# Exploring schedules for incremental and annealing quantization algorithms

## Introduction

Empirical evidence is supporting confidence in the fact that quantization-aware training algorithms are necessary when targetting aggressive quantization schemes (1-bit, 2-bits). Most algorithms in this family interpret the quantization problem as an approximation task, where the quantized network is either obtained by projecting a full-precision network on a constrained space [1, 2], or by progressively “hardening” a relaxed version of a QNN towards its natural discrete definition [3, 4]. An idea which is central to some of these algorithms is that of achieving quantization progressively. The rationale for this choice is allowing the full-precision part of the network to compensate for the error introduced at the different steps of the quantization process.

For instance, the incremental network quantization algorithm (INQ)  defines a partition P = {p_{1}, …, p_{T}} of the weights space of a given network topology, and assigns to each of its elements p_{i} an integer t_{i} representing its quantization epoch. The algorithm then starts training a full-precision network, and whenever a quantization epoch t_{i} is reached, the weights in p_{i} are projected onto the corresponding quantized weights space. These weights are no longer allowed to be updated, whereas the weights which have not yet been quantized can adapt to compensate for the error introduced. In this way, at epoch T, all the network’s weights will be quantized.

Another example is that of the additive noise annealing algorithm (ANA) . In this case, the target QNN is regularised through the addition of noise to the parameters, allowing gradients and updates to be computed. To each parameter w_{j}, j ∊ {1, ..., N}, an annealing schedule f_{j}(t) is attached, governing the amount of noise for each parameter. By ensuring that all the schedules {f_j(t)}_{j ∊ {1, ..., N}} are decreasing and that they eventually reach zero when t is the final training epoch, each regularised layer is sharpened to converge towards its quantized counterpart that will be implemented on the real hardware. This annealing prioritises the lower layers and then proceeds to the upper layers. The original intuitive rationale was that the features of the lower layers should stabilize before the features of the upper layers, allowing the latter to adapt to the hardening of the former. Later, this strategy has also been motivated by theoretical results .

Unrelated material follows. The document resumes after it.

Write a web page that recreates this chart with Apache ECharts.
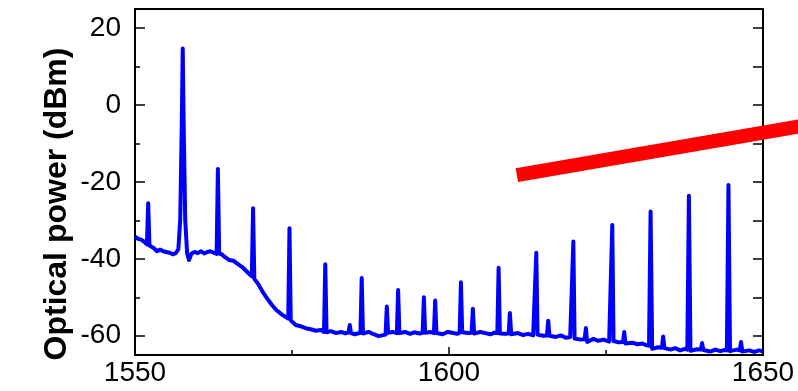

Although these algorithms have shown promising results, the tuning of their scheduling hyper-parameters is not yet well understood, requiring tedious and time-consuming iterative searches. When learning algorithms are governed by some hyper-parameters (e.g., the learning rate and the momentum in stochastic gradient descent), an appealing possibility is applying machine learning systems to learn these hyper-parameters automatically, in a process called meta-learning. For instance, this approach has recently been applied to learning the hyper-parameters governing stochastic gradient descent .

## Project description

In this project, we will start by designing suitable parametric models to describe the scheduling processes for the INQ and ANA algorithms. Then, you will be in charge of implementing the experiments and collect performance data about hand-coded approaches. Successively, we will analyse your findings and, if possible, derive some heuristic rules and design meta-learning algorithms which can improve the effectiveness and efficiency of the INQ and ANA algorithms.

If time remains, we could also consider deploying some of the models trained with the improved algorithms on ternary network accelerators developed by other members of the IIS team.